Micah Adler and I wrote an early paper on how to compress the Web graph . This paper intoduces the idea of using references to compress in this context, which is now used in many related works. I have also considered how to sample pages uniformly from the Web graph, using random walks on the Web.
The Internet is full of power laws. A historical survey that I wrote about power laws helps explains why, and points out that a great deal was known abougt power laws before computer scientists became interested in them. My own work in power laws includes a paper providing a model that explains the power law behavior of file sizes. Also, I have written a paper analyzing power law behavior in the model where monkeys type randomly correcting a confusion about the distribution in the literature. Anyone who enjoys monkeys should really read this paper. My most recent endeavor in this area has been to consider how to combine rankings from independent sources into a global ranking, which has applications to search and meta-search. I was introduced to this area by my esteemed collaborator Cynthia Dwork (Microsoft Research, San Jose). We should have a draft up shortly of our latest results.
Our work also led to analyses for low-density parity-check codes over the binary symmetric error channel. We developed the martingale-based argument for showing that the performance of randomly chosen LDPCs are concentrated around its expectation. Richardson and Urbanke later developed density evolution, leading to low-density parity-check codes that provably come very, very close to the Shannon capacity for basic channels. For this work, the six of us shared the 2002 IEEE Information Theory Society Paper Award.
My latest coding theory work includes extending these ideas to more complex channels with memory. I also introduced a new low-density parity-check code variation called Verification Codes that combine the benefits of the error and erasure codes developed previously. Finally, I have become interested in deletion channels, which do not seem to be well understood. There are variations of Verification Codes for deletion channels.
My primary contribution was to apply the technique of using limiting differential equations to study this and related load balancing problems. This technique proves useful for studying queueing variants: jobs come in as a Poisson process, and must choose service at one of n queues. Having each job choose the shortest queue is best, but requires centralization. Having each job choose the shortest of two randomly chosen queues performs extremely well, much better than just choosing a queue randomly. I applied differential equations to study this problem as well as many other variations.
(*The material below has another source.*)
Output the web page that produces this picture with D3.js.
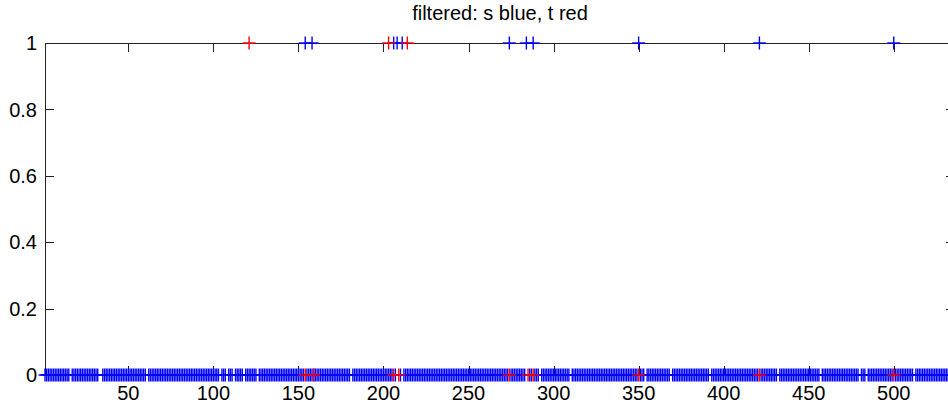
<!DOCTYPE html>
<html lang="en">
<head>
<meta charset="UTF-8">
<title>filtered: s blue, t red</title>
<style>
    body {
        margin: 0;
        background: #fff;
        font-family: "Liberation Sans", Arial, Helvetica, sans-serif;
    }
    svg text {
        fill: #000;
    }
</style>
</head>
<body>
<svg id="chart" width="948" height="407"></svg>
<script src="https://d3js.org/d3.v7.min.js"></script>
<script>
    // s (blue) at value 1
    const sTopX = [154, 158, 206, 208, 211, 274, 284, 288, 350, 421, 500];
    // t (red) at value 1
    const tTopX = [121, 203, 214];
    // t (red) at value 0
    const tBottomX = [154, 159, 206, 209, 274, 285, 288, 350, 421, 500];
    // s (blue) at value 0, stored as runs of consecutive indices [from, to]
    const sBottomRuns = [
        [1, 15], [17, 32], [35, 60], [62, 103], [105, 107], [109, 111],
        [113, 117], [119, 125], [127, 153], [155, 180], [182, 205],
        [207, 207], [210, 210], [212, 273], [275, 283], [286, 287],
        [289, 291], [293, 309], [311, 349], [351, 353], [355, 368],
        [370, 391], [393, 420], [422, 431], [433, 456], [458, 479],
        [481, 483], [485, 499], [501, 511], [513, 536]
    ];
    const xTicks = [50, 100, 150, 200, 250, 300, 350, 400, 450, 500];
    const yTicks = [0, 0.2, 0.4, 0.6, 0.8, 1];
    const titleText = "filtered: s blue, t red";

    const sBottomX = [];
    sBottomRuns.forEach(r => {
        for (let i = r[0]; i <= r[1]; i++) sBottomX.push(i);
    });

    const m = { left: 45, right: 955, top: 43, bottom: 375 };
    const svg = d3.select("#chart");

    const x = d3.scaleLinear().domain([1, 536]).range([m.left, m.right]);
    const y = d3.scaleLinear().domain([0, 1]).range([m.bottom, m.top]);

    const tickLen = 9;
    const axisColor = "#222";
    const fontSize = 20;

    // frame
    svg.append("rect")
        .attr("x", m.left + 0.5).attr("y", m.top + 0.5)
        .attr("width", m.right - m.left).attr("height", m.bottom - m.top)
        .attr("fill", "none").attr("stroke", axisColor).attr("stroke-width", 1);

    // x ticks (inward, top and bottom)
    const xt = svg.append("g");
    xTicks.forEach(v => {
        const px = Math.round(x(v)) + 0.5;
        xt.append("line").attr("x1", px).attr("x2", px).attr("y1", m.bottom).attr("y2", m.bottom - tickLen)
            .attr("stroke", axisColor);
        xt.append("line").attr("x1", px).attr("x2", px).attr("y1", m.top).attr("y2", m.top + tickLen)
            .attr("stroke", axisColor);
        xt.append("text").attr("x", x(v)).attr("y", 400)
            .attr("text-anchor", "middle").attr("font-size", fontSize).text(v);
    });

    // y ticks (inward, left and right)
    const yt = svg.append("g");
    yTicks.forEach(v => {
        const py = Math.round(y(v)) + 0.5;
        yt.append("line").attr("x1", m.left).attr("x2", m.left + tickLen).attr("y1", py).attr("y2", py)
            .attr("stroke", axisColor);
        yt.append("line").attr("x1", m.right).attr("x2", m.right - tickLen).attr("y1", py).attr("y2", py)
            .attr("stroke", axisColor);
        yt.append("text").attr("x", 37).attr("y", y(v)).attr("dy", "0.36em")
            .attr("text-anchor", "end").attr("font-size", fontSize).text(v);
    });

    // '+' markers
    const half = 6.5;
    function plus(g, xs, val, color) {
        xs.forEach(v => {
            const cx = x(v), cy = y(val);
            g.append("line").attr("x1", cx - half).attr("x2", cx + half).attr("y1", cy).attr("y2", cy)
                .attr("stroke", color).attr("stroke-width", 1.4);
            g.append("line").attr("x1", cx).attr("x2", cx).attr("y1", cy - half).attr("y2", cy + half)
                .attr("stroke", color).attr("stroke-width", 1.4);
        });
    }
    const marks = svg.append("g");
    plus(marks, sBottomX, 0, "#0000ff");
    plus(marks, sTopX, 1, "#0000ff");
    plus(marks, tBottomX, 0, "#ff0000");
    plus(marks, tTopX, 1, "#ff0000");

    svg.append("text").attr("x", 500).attr("y", 20)
        .attr("text-anchor", "middle").attr("font-size", fontSize).text(titleText);
</script>
</body>
</html>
One very interesting variation is the case where the load information obtained at the queues is stale information. Using the analysis techniques above, I showed that "herd behavior" can occur: incoming jobs can herd at a small number of apparently less-loaded queues before the load information is properly updated, causing oscillatory and inefficient loads. This behavior has in fact been seen in many real systems. Using the power of two choices can greatly mitigate this behavior.
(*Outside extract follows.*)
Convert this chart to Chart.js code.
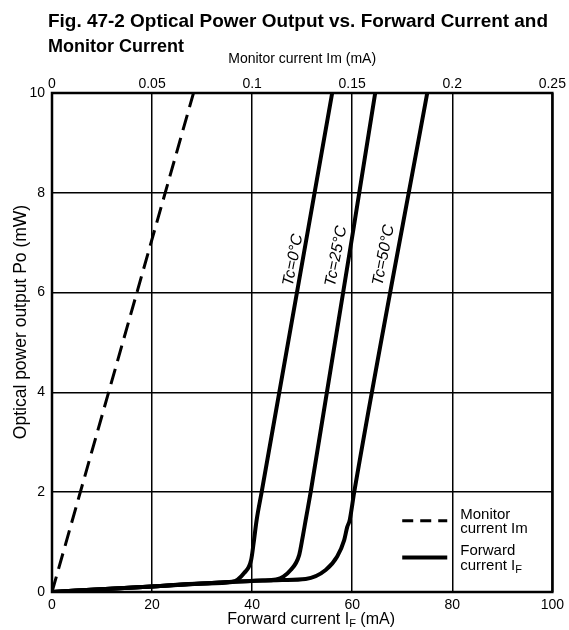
<!DOCTYPE html>
<html>
<head>
<meta charset="utf-8">
<script src="https://cdn.jsdelivr.net/npm/chart.js@4.4.1/dist/chart.umd.min.js"></script>
<style>
  html, body { margin: 0; padding: 0; background: #fff; }
  #wrap { width: 569px; height: 630px; }
</style>
</head>
<body>
<div id="wrap"><canvas id="chart" width="569" height="630"></canvas></div>
<script>
"use strict";

// values (forward current mA, power mW)
const tc0X = [0, 5, 20, 30, 36, 38.4, 39.8, 40.3, 40.9, 41.9, 56];
const tc0Y = [0, 0.03, 0.11, 0.17, 0.2, 0.38, 0.64, 0.98, 1.44, 2, 10];
const tc25X = [0, 5, 20, 33.5, 42, 44.8, 47.7, 49.4, 50.1, 50.7, 51.7, 64.6];
const tc25Y = [0, 0.03, 0.11, 0.19, 0.23, 0.25, 0.44, 0.74, 1.1, 1.44, 2, 10];
const tc50X = [0, 5, 20, 33.5, 46, 50.7, 54.7, 57, 58.4, 59, 59.5, 60.4, 75];
const tc50Y = [0, 0.03, 0.11, 0.19, 0.24, 0.26, 0.44, 0.71, 1.04, 1.3, 1.44, 2, 10];
// monitor current (mA, top axis)
const monX = [0, 0.0707];
const monY = [0, 10];

const bottomTicks = [0, 20, 40, 60, 80, 100];
const topTicks = [0, 0.05, 0.1, 0.15, 0.2, 0.25];
const leftTicks = [0, 2, 4, 6, 8, 10];
const curveLabels = ["Tc=0°C", "Tc=25°C", "Tc=50°C"];
const labelAt = [[48.2, 6.65], [56.8, 6.73], [66.3, 6.75]];

const FONT = "'Liberation Sans', Arial, Helvetica, sans-serif";

function pts(xs, ys) {
  return xs.map((x, i) => ({ x: x, y: ys[i] }));
}

function fixTicks(values) {
  return function (scale) {
    scale.ticks = values.map(v => ({ value: v }));
  };
}

// text, frame and legend that chart.js can't place the way the figure does
const extras = {
  id: "extras",
  beforeDatasetsDraw(chart) {
    const ctx = chart.ctx;
    const a = chart.chartArea;
    ctx.save();
    ctx.strokeStyle = "#000";
    ctx.lineWidth = 2.5;
    ctx.strokeRect(a.left, a.top, a.right - a.left, a.bottom - a.top);
    ctx.restore();
  },
  afterDraw(chart) {
    const ctx = chart.ctx;
    const a = chart.chartArea;
    const x = chart.scales.x;
    const y = chart.scales.y;
    const midX = (a.left + a.right) / 2;
    ctx.save();
    ctx.fillStyle = "#000";
    ctx.textBaseline = "alphabetic";

    // title
    ctx.textAlign = "left";
    ctx.font = "bold 19px " + FONT;
    ctx.fillText("Fig. 47-2 Optical Power Output vs. Forward Current and", 48, 27, 500);
    ctx.font = "bold 18px " + FONT;
    ctx.fillText("Monitor Current", 48, 52);

    // top axis title
    ctx.font = "14px " + FONT;
    ctx.textAlign = "center";
    ctx.fillText("Monitor current Im (mA)", midX, 63);

    // bottom axis title with subscript
    const p1 = "Forward current I", p2 = "F", p3 = " (mA)";
    ctx.font = "16px " + FONT;
    const w1 = ctx.measureText(p1).width;
    const w3 = ctx.measureText(p3).width;
    ctx.font = "11px " + FONT;
    const w2 = ctx.measureText(p2).width;
    let sx = midX + 9 - (w1 + w2 + w3) / 2;
    ctx.textAlign = "left";
    ctx.font = "16px " + FONT;
    ctx.fillText(p1, sx, 624);
    ctx.font = "11px " + FONT;
    ctx.fillText(p2, sx + w1, 627);
    ctx.font = "16px " + FONT;
    ctx.fillText(p3, sx + w1 + w2, 624);

    // left axis title
    ctx.save();
    ctx.translate(26, 322);
    ctx.rotate(-Math.PI / 2);
    ctx.textAlign = "center";
    ctx.font = "17.5px " + FONT;
    ctx.fillText("Optical power output Po (mW)", 0, 0);
    ctx.restore();

    // curve labels along the lines
    ctx.font = "italic 16px " + FONT;
    ctx.textAlign = "center";
    ctx.textBaseline = "middle";
    curveLabels.forEach((t, i) => {
      ctx.save();
      ctx.translate(x.getPixelForValue(labelAt[i][0]), y.getPixelForValue(labelAt[i][1]));
      ctx.rotate(-79 * Math.PI / 180);
      ctx.fillText(t, 0, 0);
      ctx.restore();
    });

    // legend
    const lx0 = x.getPixelForValue(70), lx1 = x.getPixelForValue(79);
    const ly1 = y.getPixelForValue(1.43), ly2 = y.getPixelForValue(0.69);
    ctx.strokeStyle = "#000";
    ctx.lineWidth = 3;
    ctx.setLineDash([11, 7]);
    ctx.beginPath();
    ctx.moveTo(lx0, ly1);
    ctx.lineTo(lx1, ly1);
    ctx.stroke();
    ctx.setLineDash([]);
    ctx.lineWidth = 4;
    ctx.beginPath();
    ctx.moveTo(lx0, ly2);
    ctx.lineTo(lx1, ly2);
    ctx.stroke();

    const tx = x.getPixelForValue(81.6);
    ctx.textAlign = "left";
    ctx.textBaseline = "alphabetic";
    ctx.font = "15px " + FONT;
    ctx.fillText("Monitor", tx, ly1 - 2);
    ctx.fillText("current Im", tx, ly1 + 12);
    ctx.fillText("Forward", tx, ly2 - 3);
    const wc = ctx.measureText("current I").width;
    ctx.fillText("current I", tx, ly2 + 12);
    ctx.font = "11px " + FONT;
    ctx.fillText("F", tx + wc, ly2 + 15);
    ctx.restore();
  }
};

const solid = {
  showLine: true,
  borderColor: "#000",
  borderWidth: 4,
  pointRadius: 0,
  cubicInterpolationMode: "monotone",
  xAxisID: "x",
  yAxisID: "y"
};

new Chart(document.getElementById("chart"), {
  type: "scatter",
  data: {
    datasets: [
      Object.assign({ label: curveLabels[0], data: pts(tc0X, tc0Y) }, solid),
      Object.assign({ label: curveLabels[1], data: pts(tc25X, tc25Y) }, solid),
      Object.assign({ label: curveLabels[2], data: pts(tc50X, tc50Y) }, solid),
      {
        label: "Monitor current Im",
        data: pts(monX, monY),
        showLine: true,
        borderColor: "#000",
        borderWidth: 3,
        borderDash: [16, 8],
        pointRadius: 0,
        xAxisID: "x2",
        yAxisID: "y"
      }
    ]
  },
  options: {
    responsive: false,
    animation: false,
    devicePixelRatio: 1,
    layout: { padding: { top: 53, right: 8, left: 0, bottom: 0 } },
    plugins: {
      legend: { display: false },
      title: { display: false },
      tooltip: { enabled: false }
    },
    scales: {
      x: {
        type: "linear",
        position: "bottom",
        min: 0,
        max: 100,
        afterBuildTicks: fixTicks(bottomTicks),
        afterFit(s) { s.height = 38; },
        grid: { color: "#000", lineWidth: 1.5, drawTicks: false },
        border: { display: false },
        ticks: { color: "#000", padding: 5, font: { family: FONT, size: 14 }, maxRotation: 0 }
      },
      x2: {
        type: "linear",
        position: "top",
        min: 0,
        max: 0.25,
        afterBuildTicks: fixTicks(topTicks),
        afterFit(s) { s.height = 40; },
        grid: { display: false, drawTicks: false },
        border: { display: false },
        ticks: {
          color: "#000",
          padding: 0,
          font: { family: FONT, size: 14 },
          maxRotation: 0,
          callback: v => String(Number(v.toFixed(2)))
        }
      },
      y: {
        type: "linear",
        min: 0,
        max: 10,
        afterBuildTicks: fixTicks(leftTicks),
        afterFit(s) { s.width = 52; },
        grid: { color: "#000", lineWidth: 1.5, drawTicks: false },
        border: { display: false },
        ticks: { color: "#000", padding: 7, font: { family: FONT, size: 14 } }
      }
    }
  },
  plugins: [extras]
});
</script>
</body>
</html>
Also on the practical side, Andrei Broder and I wrote a paper showing how to use the power of two choices to improve hash table lookups in IP routers. John Byers, Jeff Considine, and I showed how the power of two choices can be used in peer-to-peer networks such as Chord, and in other situations governed by an underlying geometry.
Encoded data allows one to do all kinds of interesting things, including download from multiple sites in parallel transparently. John Byers and I further extended this idea in our SIGCOMM 2002 paper, which explains how to use codes and Bloom filters to achieve informed content delivery across adaptive overlay networks.
Interactive, or human-in-the-loop, optimization systems leverage people's abilities in areas in which they outperform computers, such as visual and strategic thinking. Users can steer interactive optimization systems towards solutions which satisfy real-world constraints. Furthermore, people can better understand, justify, and modify solutions if they have participated in their construction.
The Human-Guided Search (HuGS) framework and Java toolkit we have developed allows rapid development of interactive optimization systems. The framework and code include visual metaphors for focusing and constraining optimization algorithms. The user can select from different algorithms, including a human-guidable version of a powerful heuristic, called tabu search. We have developed a wide variety of applications with the HuGS toolkit, including interactive systems to solve scheduling, vehicle routing, layout, and protein-folding problems. The HuGS system is described in a AAAI paper. Other specific papers resulting from this work cover protein folding and 2D strip packing.
For example, one problem that came up in class is the following: if I give you a collection of (ASCII text) files, it is easy to derive the optimal Huffman code for those files. Suppose instead that I allow you to make two distinct Huffman codes, and you can use the best of the pair on each file. How do you minimize the total compressed size of the collection? This problem comes up often in practice, but its complexity had apparently not been considered. I proved this problem was NP-hard.
Inspired by a paper co-written by my advisor, Alistair Sinclair, I worked on some problems on average case analysis of randomized bin packing. Susanne Albers and I showed that First Fit is unstable on an interesting distribution; Claire Kenyon and I showed that Best Fit is unstable on an interesting class of skewed distributions, making progress on a long-standing open question.
I think stochastic dominance is under-utilized in computer science. I have written papers on finding bounds for routing schemes, optimizing information aggregation schemes, and planning in transportation networks that use methods from the theory stochastic dominance.